In a small bowl, mix together the yogurt, mayo, red wine vinegar, curry powder, coriander, cumin, and salt and pepper. Taste, and adjust seasonings to your liking. Set aside.

Once the potatoes have cooled to room temperature, gently toss them with the diced shallots and celery. Gently stir in the yogurt mixture, to coat. Once the potatoes are coated in the yogurt mixture, gently stir in the chopped cilantro. Chill in the refrigerator for at least a half an hour before serving. Just prior to serving, garnish with more fresh cilantro and a dash of curry powder.

Sautéed Radishes with Butter and Chives

Hello friends! I feel like I’ve been gone forever.

I was in Chicago and St. Louis for a week, and I had a lovely time. I caught up with old friends, ate a lot of good food, and experienced tornado season in the Midwest. I then came back home and wrote a big, long post about my travels (complete with lots of pictures!) and somehow managed to delete the entire post. My dear friend ‘Auto-Save’ managed to save immediately after I deleted everything I’d written. Go figure.

So, you’re just going to have to trust that Chicago and St. Louis were fantastic. I just don’t have it in me to re-write the post.

But, now I’m back home in Portland. As great as it is to be home and sleeping in my own bed, I can’t help but feel slightly overwhelmed. There are emails to write, vegetables to plant, clothes to be washed.

And then the sun came out and wrecked all of my plans (in the best possible way)! I had every intention of accomplishing things, but all of those intentions went out the window the second the sun came out. I went to the farmer’s market, BBQed with friends, drank margaritas in the sunshine, and generally had a fabulous weekend.

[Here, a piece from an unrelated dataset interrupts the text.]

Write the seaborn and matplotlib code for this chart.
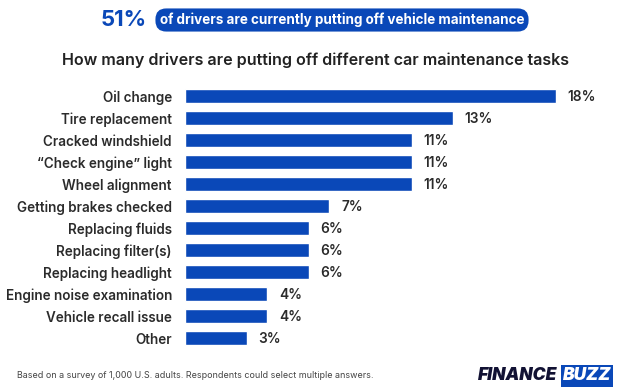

I did manage to stop by the farmer’s market on Saturday morning. I had planned on only picking up a couple of things, but instead left with two giant bags of produce: radishes, asparagus, ramps, rhubarb, tomato plants, and more. I can’t get over how much I love spring in Oregon! I was so excited about my farmer’s market purchases that I promptly came home and made myself a delicious spring meal: tartines with ricotta and ramp and radish pesto (more on these in another post), and sautéed radishes with chives and butter. Nich works on Saturday evenings, so I poured myself a glass of French rose and dined alone in the backyard. It was absolutely perfect.

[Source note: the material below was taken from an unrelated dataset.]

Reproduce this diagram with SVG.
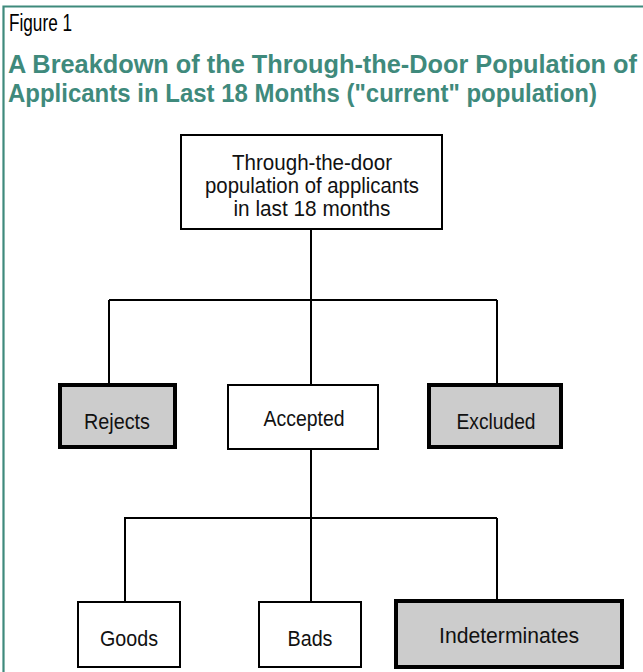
<svg xmlns="http://www.w3.org/2000/svg" width="643" height="672" viewBox="0 0 643 672">
<style>
.lbl{font-family:"Liberation Sans",Arial,sans-serif;font-size:22px;fill:#111;text-anchor:middle}
.ttl{font-family:"Liberation Sans",Arial,sans-serif;font-size:25px;font-weight:bold;fill:#3f8a7c}
.box{fill:#fff;stroke:#000;stroke-width:2}
.gray{fill:#cccccc;stroke:#000;stroke-width:4}
.conn{stroke:#000;stroke-width:2;fill:none}
</style>
<rect x="0" y="0" width="643" height="672" fill="#fff"/>
<path d="M3.5 672 V6.5 H643" fill="none" stroke="#3f8a7c" stroke-width="2.2"/>
<text x="9" y="31" font-family="'Liberation Sans',Arial,sans-serif" font-size="23" fill="#000" textLength="63" lengthAdjust="spacingAndGlyphs">Figure 1</text>
<text class="ttl" x="8" y="73" textLength="629" lengthAdjust="spacingAndGlyphs">A Breakdown of the Through-the-Door Population of</text>
<text class="ttl" x="8" y="102" textLength="589" lengthAdjust="spacingAndGlyphs">Applicants in Last 18 Months ("current" population)</text>
<g id="connectors">
<path class="conn" d="M311 230 V384"/>
<path class="conn" d="M109 300 H497"/>
<path class="conn" d="M109 300 V383"/>
<path class="conn" d="M497 300 V383"/>
<path class="conn" d="M311 449 V601"/>
<path class="conn" d="M124 518 H497"/>
<path class="conn" d="M125 518 V601"/>
<path class="conn" d="M497 518 V600"/>
</g>
<g id="root">
<rect class="box" x="181" y="135" width="261" height="94"/>
<text class="lbl" x="312" y="170" textLength="160" lengthAdjust="spacingAndGlyphs">Through-the-door</text>
<text class="lbl" x="312" y="193" textLength="214" lengthAdjust="spacingAndGlyphs">population of applicants</text>
<text class="lbl" x="312" y="216" textLength="157" lengthAdjust="spacingAndGlyphs">in last 18 months</text>
</g>
<g id="rejects">
<rect class="gray" x="60" y="385" width="115" height="62"/>
<text class="lbl" x="117" y="429" textLength="66" lengthAdjust="spacingAndGlyphs">Rejects</text>
</g>
<g id="accepted">
<rect class="box" x="228" y="385" width="150" height="64"/>
<text class="lbl" x="304" y="426" textLength="81" lengthAdjust="spacingAndGlyphs">Accepted</text>
</g>
<g id="excluded">
<rect class="gray" x="429" y="385" width="132" height="62"/>
<text class="lbl" x="496" y="429" textLength="79" lengthAdjust="spacingAndGlyphs">Excluded</text>
</g>
<g id="goods">
<rect class="box" x="78" y="602" width="102" height="65" stroke-width="2.5"/>
<text class="lbl" x="129" y="646" textLength="58" lengthAdjust="spacingAndGlyphs">Goods</text>
</g>
<g id="bads">
<rect class="box" x="259" y="602" width="102" height="65" stroke-width="3"/>
<text class="lbl" x="310" y="646" textLength="45" lengthAdjust="spacingAndGlyphs">Bads</text>
</g>
<g id="indeterminates">
<rect class="gray" x="396" y="601" width="226" height="66" stroke-width="3"/>
<text class="lbl" x="509" y="643" textLength="140" lengthAdjust="spacingAndGlyphs">Indeterminates</text>
</g>
</svg>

I feel almost silly posting the recipe, as it’s ridiculously simple. But I’m a new convert to cooked radishes and thought I might make a few converts out of y’all! I love radishes, but like most people, I grew up eating them raw. It wasn’t until somewhat recently that I realized that radishes are super delicious when cooked. I’m not sure how to explain the flavor of a cooked radish, it’s just a bit more mellow and sweet than a raw radish. Cooked radishes retain some of their radish-y bite, but the cooking calms them down a bit. (Also, most things taste better when sautéed in butter. It’s a fact.)

I could talk til I’m blue in the face, but really, you must try it for yourself. Just cook up some radishes with butter, and you’ll be happier for it. I promise.

SAUTEED RADISHES WITH BUTTER AND CHIVES

Ingredients:
1 bunch of radishes, washed and leaves removed (reserve leaves for another use)
1 tablespoon butter
1 tablespoon minced chives
Salt & pepper, to taste

Method:
Slice radishes into quarters (or sixths, if the radishes are large).

Heat butter in a medium sized skillet over medium-high heat. When the butter is melted and beginning to brown, toss in the radishes. Sprinkle with a generous amount of salt and freshly ground pepper, and give the radishes a stir.

Cook radishes, until golden brown and caramelized on the outside, about 8 minutes. (Stir occasionally, to ensure that all sides of the radishes are browned.) When the radishes are done, remove from heat and toss with the minced chives. Taste, and add more salt and pepper if necessary. Serve immediately.